My world has always been a miniature of family breakfasts, a friend or two for planning far-fetched, or what we like to call, “dream” holidays and watching documentaries of things I’ve never heard before. I was, and still am, at least to an extent, not very intrigued by the idea of human interaction. But all these facts shook and later toppled down by a cyclone called residency.
Like any other resident, I would question every cell in my being as to why I was doing this to myself. Every morning I would wake up with a heart rate of 120 and rush to reach the hospital by 7, with spicy armpits, parchment skin, multiple pens in various pockets of my scrubs, some with the caps and some without, aiming for at least one huge ink patch on any one site of my top every day. As I would step inside the lift, I hoped and prayed to be kicked by an epiphany that this place, was amidst the list of my dream holidays except that it was going to be the longest of all. But why did it never feel like one?
The most important part of a resident’s day is to communicate with the patients; about how they are if our treatment did any justice to them. Did they have a family that they always wanted? If the husband was happy with how the sisters took care of their wife’s minute needs after 9 months of massive transition? If we could make them excited with just the sound of our dopplers every morning and evening, let them have a bunch of hope that soon they’ll be able to cherish the life growing inside them. But I was clouded by the darkness inside me, it kept pulling me inside and I didn’t know how to get out and do the least, that is to even form sentences and talk.
Every ward round would started with accusations claiming that I was just looking at patients and never really seeing them, that I had a lack of warmth in me and that maybe, I was in a place where I never belonged. Now that I realise, that I was among those women who needed a ray of hope, a hand who cared to bring me back to life I’m so grateful that I found more than a few. Not only did they hold me but they untied each feather every day so that I could grow, be free and fly. Maybe that’s how God taps your forehead when you are too tired to even get up.
My parents have always pointed out the existence of my nonchalance and innocence in comparison to the notorious and boisterous world we live in. I’ve always been a quiet person, like my grandmother. So my father tells me, “If you don’t get up, they’ll kick you even harder in the butt” and as a matter of fact, they did. But slowly and steadily, even though I was late, I did speak. It was a fetal kick but it mattered to me.

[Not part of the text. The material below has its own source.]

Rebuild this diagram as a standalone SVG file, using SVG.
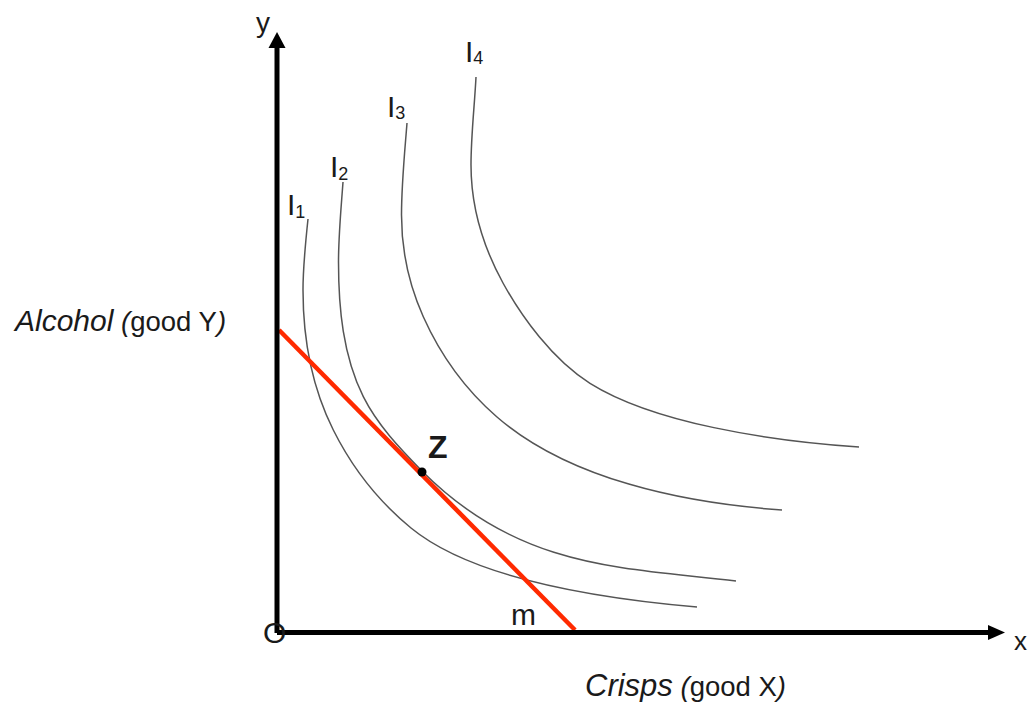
<svg xmlns="http://www.w3.org/2000/svg" width="1030" height="702" viewBox="0 0 1030 702">
<style>
.t{font-family:"Liberation Sans",Arial,sans-serif;fill:#1a1a1a}
.curve{fill:none;stroke:#555;stroke-width:1.5}
.axis{stroke:#000;stroke-width:5;fill:none}
.sub{font-size:18px}
</style>
<rect width="1030" height="702" fill="#fff"/>
<g id="curves">
<path id="I1-curve" class="curve" d="M308,219 C305.5,242.6 303,266.3 303,290 C303,337.7 311.9,387.3 333.3,430 C352.4,468.2 378.5,501.3 411,528 C472,578 597.4,598.3 697,607"/>
<path id="I2-curve" class="curve" d="M343,182 C341.1,208.6 338.5,235.3 338.5,262 C338.5,307.7 342.9,355.8 363.3,396.7 C377.4,424.9 399.9,448.6 422,471 C520.4,570.5 626.8,567.6 736,581"/>
<path id="I3-curve" class="curve" d="M407,123 C404.6,153.6 401.5,184.3 401.5,215 C401.5,249.7 409.1,285.05 423.3,316.7 C440.2,354.4 465.5,389.6 496.7,416.7 C568.4,479 682.2,503 782,510"/>
<path id="I4-curve" class="curve" d="M476,77 C474.5,106.4 471,135.6 471,165 C471,205.8 483.4,247.3 503,283 C521.3,316.3 552.4,359.8 590,383.3 C653.6,423 767.2,440.6 859,447"/>
</g>
<g id="budget-line">
<line x1="279" y1="330" x2="575" y2="630" stroke="#FF2A00" stroke-width="4.5"/>
</g>
<g id="axes">
<line class="axis" x1="277" y1="633" x2="277" y2="46"/>
<polygon points="277,32 268.5,48 285.5,48" fill="#000"/>
<line class="axis" x1="277" y1="632.5" x2="990" y2="632.5"/>
<polygon points="1005,632.5 988,625 988,640" fill="#000"/>
</g>
<g id="origin"><text class="t" x="263" y="643" font-size="30" fill="#333">O</text></g>
<g id="point-z">
<circle cx="422" cy="472" r="4.5" fill="#000"/>
<text class="t" x="428" y="458" font-size="32" font-weight="bold">Z</text>
</g>
<g id="labels">
<text class="t" x="256" y="32" font-size="28">y</text>
<text class="t" x="1014" y="650" font-size="26">x</text>
<text class="t" x="511" y="625" font-size="30">m</text>
<text class="t" x="287" y="215" font-size="30">I<tspan class="sub" dy="3">1</tspan></text>
<text class="t" x="330" y="177" font-size="30">I<tspan class="sub" dy="3">2</tspan></text>
<text class="t" x="387" y="117" font-size="30">I<tspan class="sub" dy="2">3</tspan></text>
<text class="t" x="465" y="62" font-size="30">I<tspan class="sub" dy="2">4</tspan></text>
<text class="t" x="15" y="331" font-size="27.5"><tspan font-style="italic" font-size="30">Alcohol</tspan> <tspan font-style="italic">(</tspan>good Y<tspan font-style="italic">)</tspan></text>
<text class="t" x="585" y="696" font-size="27.5"><tspan font-style="italic" font-size="31">Crisps</tspan> <tspan font-style="italic">(</tspan>good X<tspan font-style="italic">)</tspan></text>
</g>
</svg>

I am a shy person in an alien environment and am threatened very easily by loud noises and crowds- a hard-to-swallow quality of an OBG resident. All my life, I have stayed put in my niche but then residency was a good, desperately needed kick in my butt. Some days, I was humiliated to the point where I wanted to dig a hole in the ground, have a backstage life of a vermiform and never come out. I asked myself again, “What am I doing here?” But my hollowness almost seemed like I was talking to a wall. I couldn’t help myself, how could I take care of another person?
A professor of mine, once told me, “If everyone likes you, you’re definitely doing something wrong.” And here I was, crossing miles for people, so far away from my peace, so that for once, they’d pay attention and like this silent girl with big eyes, only to realise that I was looking at an apple and not an orange. But then life doesn’t end here, does it?
I still have more than a year left of my residency. I cannot be more grateful to the mock world I’m being exposed to, aiding me to become a brawny butt. So that when I’m alone against the world, where no one is whispering wise words in my ear or even a tip of a finger I can gently brush on when I’m being hauled over the coals and everything is nothing but a blur, I know how to breathe and think. If there’s one thing, this place has taught me is that righteousness and a clean conscience are a rare find but if you have had even a piece of it, savour it and let it grow for you’ll always end up with the best of the world.